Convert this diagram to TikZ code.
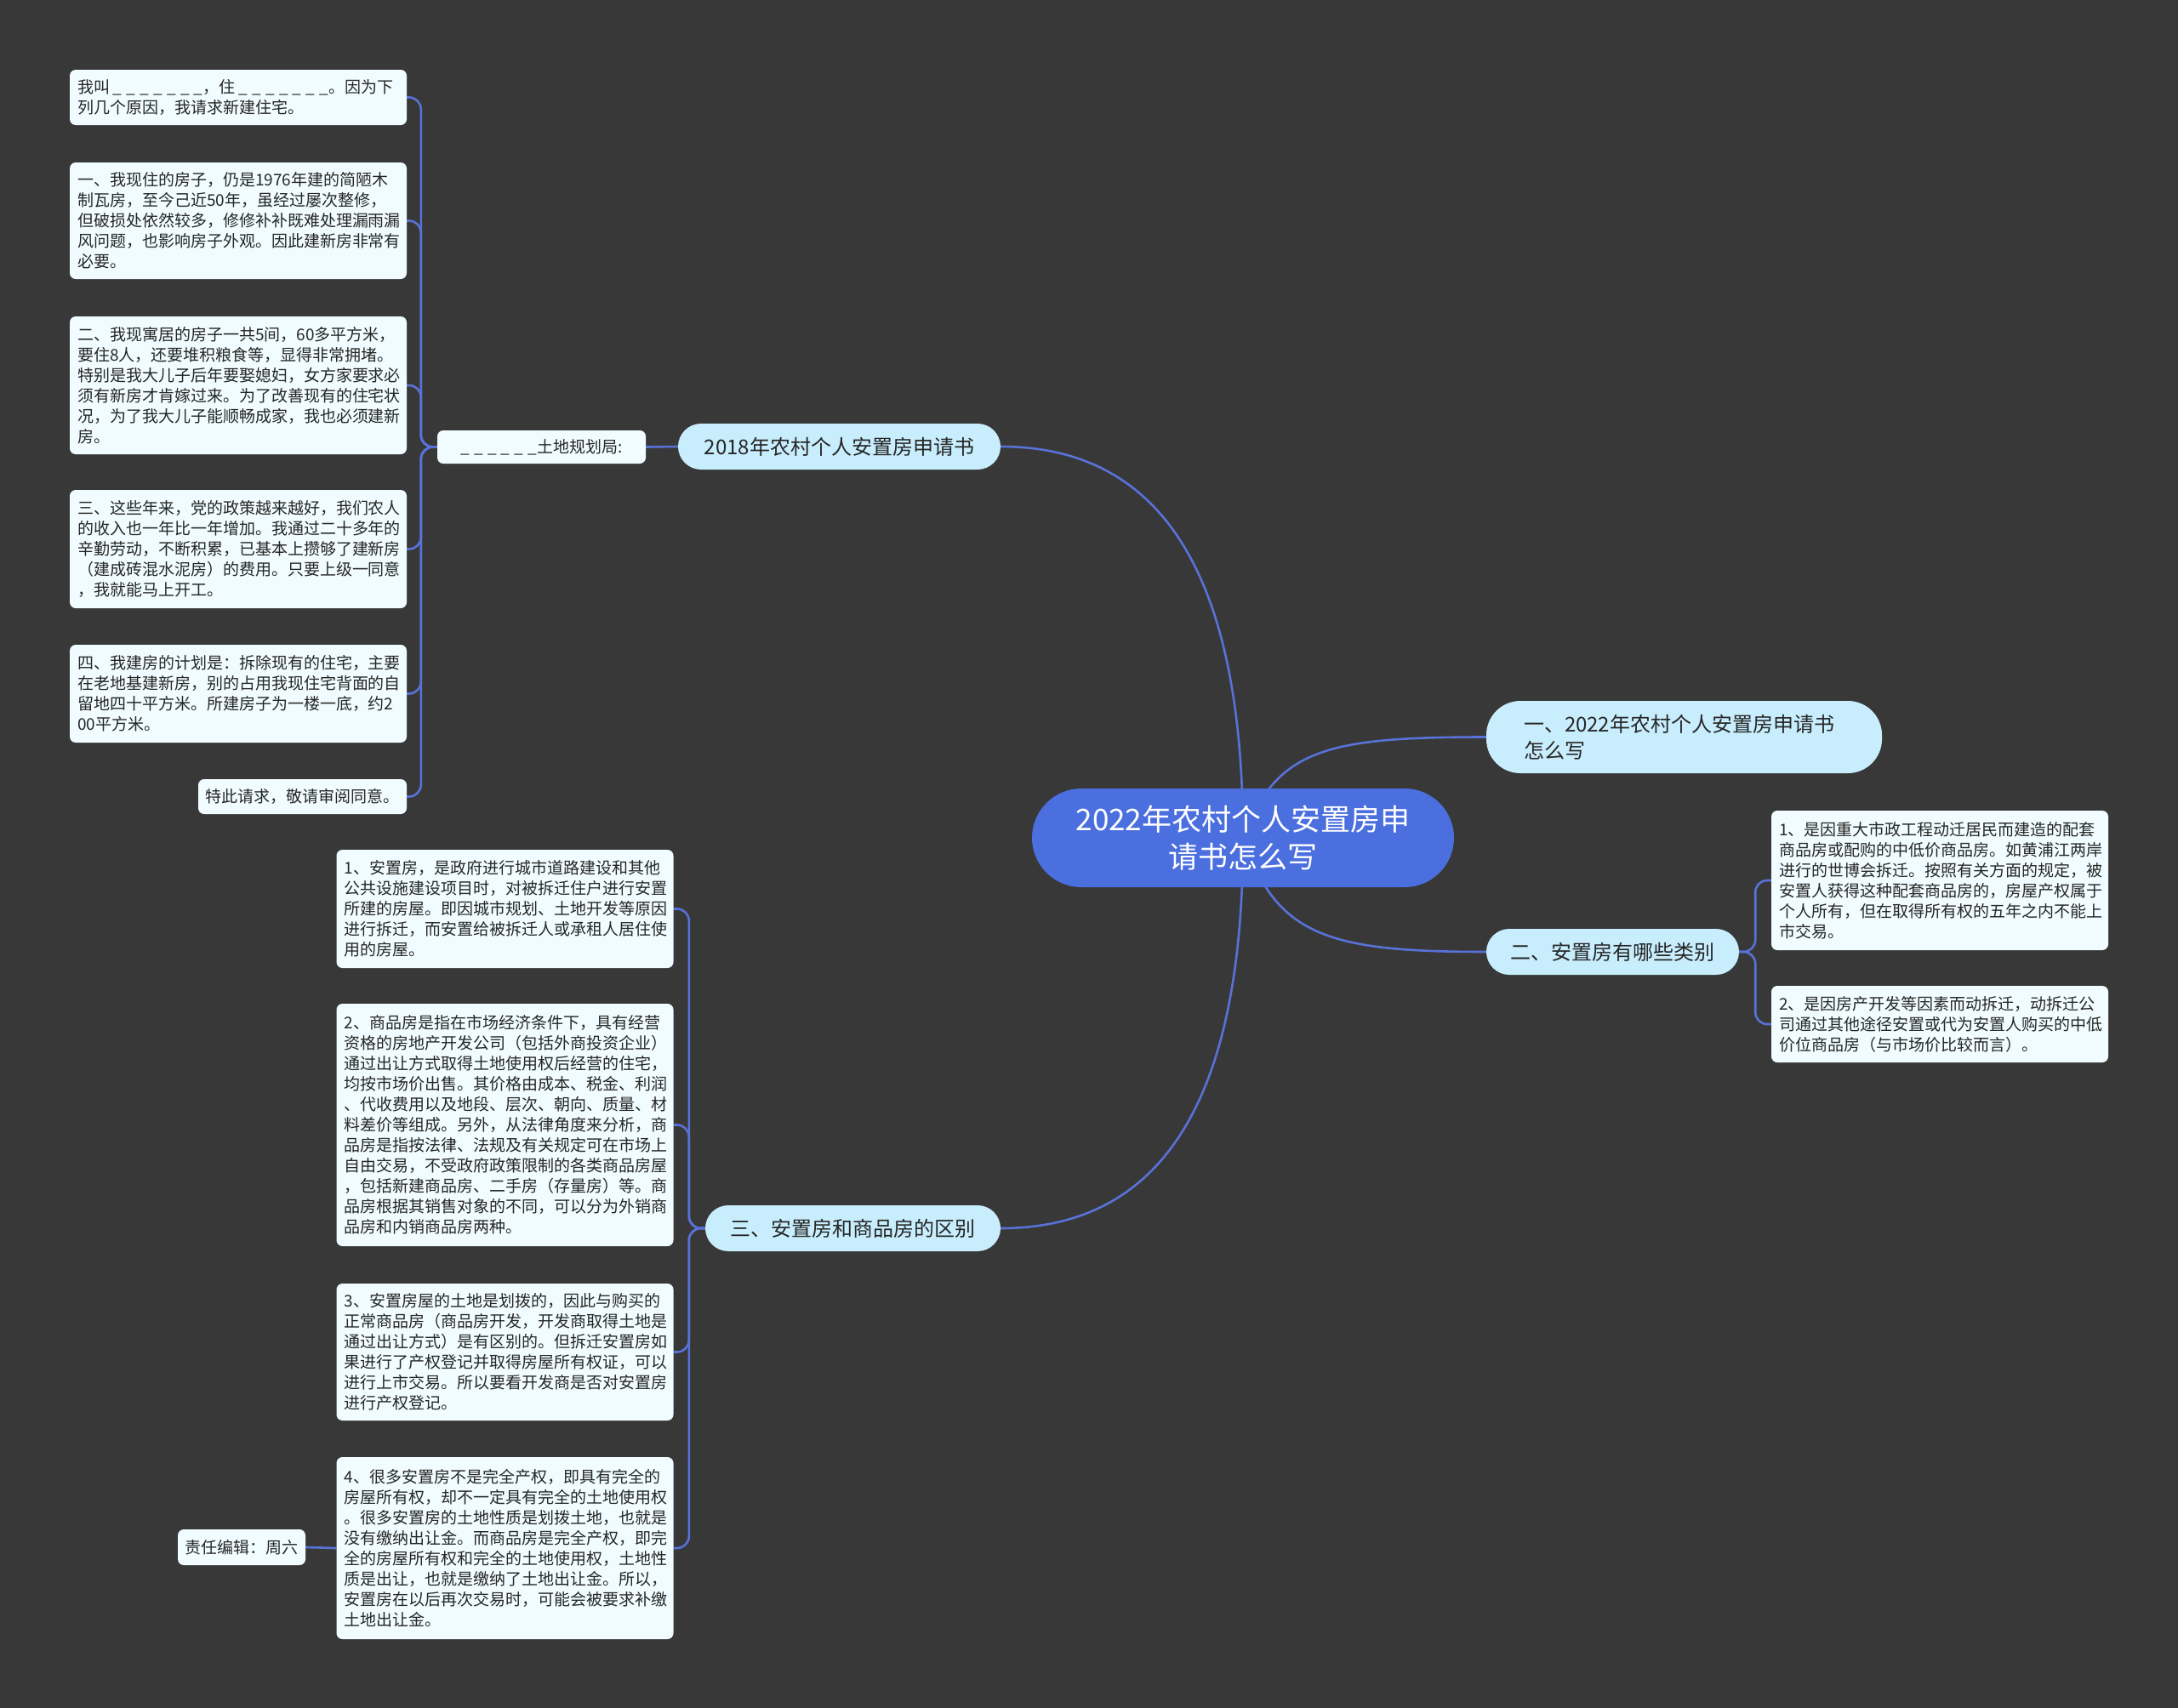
\documentclass[tikz,border=0pt]{standalone}
\usepackage{fontspec}
\newfontfamily\cjk{Noto Sans CJK SC}
\definecolor{bgc}{HTML}{383838}
\definecolor{linec}{HTML}{5872D8}
\definecolor{rootc}{HTML}{4B6FDE}
\definecolor{topicc}{HTML}{C8EDFC}
\definecolor{leafc}{HTML}{F0FCFF}
\definecolor{textc}{HTML}{262626}
\newcommand\myblank{\_\kern5.2pt}
\pgfdeclarelayer{bglayer}
\pgfdeclarelayer{lines}
\pgfsetlayers{bglayer,lines,main}
\begin{document}
\begin{tikzpicture}[x=1pt,y=-1pt,
  leaf/.style={rectangle, rounded corners=7pt, fill=leafc, text=textc,
    font=\cjk\fontsize{19pt}{24pt}\selectfont, inner xsep=9pt, inner ysep=0pt,
    text width=378pt, align=left, minimum width=396pt},
  small/.style={rectangle, rounded corners=7pt, fill=leafc, text=textc,
    font=\cjk\fontsize{19pt}{24pt}\selectfont, inner xsep=6pt, inner ysep=0pt},
  topic/.style={rectangle, rounded corners=27pt, fill=topicc, text=textc,
    font=\cjk\fontsize{24pt}{31pt}\selectfont, inner sep=0pt, minimum height=54pt},
  rootnode/.style={rectangle, rounded corners=58pt, fill=rootc, text=white,
    font=\cjk\fontsize{35pt}{44pt}\selectfont, align=center, inner sep=0pt,
    minimum width=496pt, minimum height=116pt},
  conn/.style={draw=linec, line width=2.6pt},
  elbow/.style={draw=linec, line width=2.6pt, rounded corners=14pt}]

\begin{pgfonlayer}{bglayer}
\fill[bgc] (0,0) rectangle (2560,2008);
\end{pgfonlayer}
\useasboundingbox (0,0) rectangle (2560,2008);

% root
\node[rootnode] (C) at (1461,985) {2022年农村个人安置房申\\请书怎么写};

% topics
\node[topic, minimum width=379pt] (T18) at (986.5,525) {2018年农村个人安置房申请书};
\node[topic, rounded corners=40pt, minimum height=85pt, text width=377pt, inner xsep=44pt, align=left] (N1) at (1979.5,866.5) {一、2022年农村个人安置房申请书\\怎么写};
\node[topic, minimum width=297pt] (N2) at (1895.5,1119) {二、安置房有哪些类别};
\node[topic, minimum width=347pt] (N3) at (1002.5,1444) {三、安置房和商品房的区别};

% left upper branch
\node[small, minimum width=245pt, minimum height=39pt] (P) at (636.5,525.5) {\myblank\myblank\myblank\myblank\myblank\_土地规划局:};
\node[leaf, minimum height=65pt] (A) at (280,114.5) {我叫\kern4pt\myblank\myblank\myblank\myblank\myblank\myblank\_，住\kern4pt\myblank\myblank\myblank\myblank\myblank\myblank\_。因为下\\列几个原因，我请求新建住宅。};
\node[leaf, minimum height=137pt] (B) at (280,259.5) {一、我现住的房子，仍是1976年建的简陋木\\制瓦房，至今己近50年，虽经过屡次整修，\\但破损处依然较多，修修补补既难处理漏雨漏\\风问题，也影响房子外观。因此建新房非常有\\必要。};
\node[leaf, minimum height=162pt] (Cc) at (280,453) {二、我现寓居的房子一共5间，60多平方米，\\要住8人，还要堆积粮食等，显得非常拥堵。\\特别是我大儿子后年要娶媳妇，女方家要求必\\须有新房才肯嫁过来。为了改善现有的住宅状\\况，为了我大儿子能顺畅成家，我也必须建新\\房。};
\node[leaf, minimum height=139pt] (D) at (280,645.5) {三、这些年来，党的政策越来越好，我们农人\\的收入也一年比一年增加。我通过二十多年的\\辛勤劳动，不断积累，已基本上攒够了建新房\\（建成砖混水泥房）的费用。只要上级一同意\\，我就能马上开工。};
\node[leaf, minimum height=115pt] (E) at (280,815.5) {四、我建房的计划是：拆除现有的住宅，主要\\在老地基建新房，别的占用我现住宅背面的自\\留地四十平方米。所建房子为一楼一底，约2\\00平方米。};
\node[small, minimum width=245pt, minimum height=41pt] (F) at (355.5,936.5) {特此请求，敬请审阅同意。};

% right branch
\node[leaf, minimum height=164pt] (R1) at (2280,1035) {1、是因重大市政工程动迁居民而建造的配套\\商品房或配购的中低价商品房。如黄浦江两岸\\进行的世博会拆迁。按照有关方面的规定，被\\安置人获得这种配套商品房的，房屋产权属于\\个人所有，但在取得所有权的五年之内不能上\\市交易。};
\node[leaf, minimum height=90pt] (R2) at (2280,1204) {2、是因房产开发等因素而动拆迁，动拆迁公\\司通过其他途径安置或代为安置人购买的中低\\价位商品房（与市场价比较而言）。};

% lower left branch
\node[leaf, minimum height=139pt] (L1) at (593.5,1068.5) {1、安置房，是政府进行城市道路建设和其他\\公共设施建设项目时，对被拆迁住户进行安置\\所建的房屋。即因城市规划、土地开发等原因\\进行拆迁，而安置给被拆迁人或承租人居住使\\用的房屋。};
\node[leaf, minimum height=285pt] (L2) at (593.5,1322.5) {2、商品房是指在市场经济条件下，具有经营\\资格的房地产开发公司（包括外商投资企业）\\通过出让方式取得土地使用权后经营的住宅，\\均按市场价出售。其价格由成本、税金、利润\\、代收费用以及地段、层次、朝向、质量、材\\料差价等组成。另外，从法律角度来分析，商\\品房是指按法律、法规及有关规定可在市场上\\自由交易，不受政府政策限制的各类商品房屋\\，包括新建商品房、二手房（存量房）等。商\\品房根据其销售对象的不同，可以分为外销商\\品房和内销商品房两种。};
\node[leaf, minimum height=161pt] (L3) at (593.5,1589.5) {3、安置房屋的土地是划拨的，因此与购买的\\正常商品房（商品房开发，开发商取得土地是\\通过出让方式）是有区别的。但拆迁安置房如\\果进行了产权登记并取得房屋所有权证，可以\\进行上市交易。所以要看开发商是否对安置房\\进行产权登记。};
\node[leaf, minimum height=214pt] (L4) at (593.5,1820) {4、很多安置房不是完全产权，即具有完全的\\房屋所有权，却不一定具有完全的土地使用权\\。很多安置房的土地性质是划拨土地，也就是\\没有缴纳出让金。而商品房是完全产权，即完\\全的房屋所有权和完全的土地使用权，土地性\\质是出让，也就是缴纳了土地出让金。所以，\\安置房在以后再次交易时，可能会被要求补缴\\土地出让金。};
\node[small, minimum width=150pt, minimum height=42pt] (J) at (284,1819) {责任编辑：周六};

\begin{pgfonlayer}{lines}
% root connectors
\draw[conn] (C.center) .. controls (1461,700) and (1380,525) .. (T18.east);
\draw[conn] (C.center) .. controls (1461,1270) and (1380,1444) .. (N3.east);
\draw[conn] (C.center) .. controls (1500,880) and (1560,866.5) .. (N1.west);
\draw[conn] (C.center) .. controls (1500,1100) and (1560,1119) .. (N2.west);
% 2018 branch
\draw[conn] (T18.west) -- (P.east);
\foreach \n in {A,B,Cc,D,E,F}
  \draw[elbow] (P.west) -- ++(-19,0) |- (\n.east);
% N2 branch
\foreach \n in {R1,R2}
  \draw[elbow] (N2.east) -- ++(19,0) |- (\n.west);
% N3 branch
\foreach \n in {L1,L2,L3,L4}
  \draw[elbow] (N3.west) -- ++(-19,0) |- (\n.east);
\draw[conn] (L4.west) -- (J.east);
\end{pgfonlayer}
\end{tikzpicture}
\end{document}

——————

**The exercise:**
From the first line above down to the line with "(C) at (1461,985)", reproduce every line and no others, omitting pictures.

**Full output:**
Convert this diagram to TikZ code.
\documentclass[tikz,border=0pt]{standalone}
\usepackage{fontspec}
\newfontfamily\cjk{Noto Sans CJK SC}
\definecolor{bgc}{HTML}{383838}
\definecolor{linec}{HTML}{5872D8}
\definecolor{rootc}{HTML}{4B6FDE}
\definecolor{topicc}{HTML}{C8EDFC}
\definecolor{leafc}{HTML}{F0FCFF}
\definecolor{textc}{HTML}{262626}
\newcommand\myblank{\_\kern5.2pt}
\pgfdeclarelayer{bglayer}
\pgfdeclarelayer{lines}
\pgfsetlayers{bglayer,lines,main}
\begin{document}
\begin{tikzpicture}[x=1pt,y=-1pt,
  leaf/.style={rectangle, rounded corners=7pt, fill=leafc, text=textc,
    font=\cjk\fontsize{19pt}{24pt}\selectfont, inner xsep=9pt, inner ysep=0pt,
    text width=378pt, align=left, minimum width=396pt},
  small/.style={rectangle, rounded corners=7pt, fill=leafc, text=textc,
    font=\cjk\fontsize{19pt}{24pt}\selectfont, inner xsep=6pt, inner ysep=0pt},
  topic/.style={rectangle, rounded corners=27pt, fill=topicc, text=textc,
    font=\cjk\fontsize{24pt}{31pt}\selectfont, inner sep=0pt, minimum height=54pt},
  rootnode/.style={rectangle, rounded corners=58pt, fill=rootc, text=white,
    font=\cjk\fontsize{35pt}{44pt}\selectfont, align=center, inner sep=0pt,
    minimum width=496pt, minimum height=116pt},
  conn/.style={draw=linec, line width=2.6pt},
  elbow/.style={draw=linec, line width=2.6pt, rounded corners=14pt}]

\begin{pgfonlayer}{bglayer}
\fill[bgc] (0,0) rectangle (2560,2008);
\end{pgfonlayer}
\useasboundingbox (0,0) rectangle (2560,2008);

% root
\node[rootnode] (C) at (1461,985) {2022年农村个人安置房申\\请书怎么写};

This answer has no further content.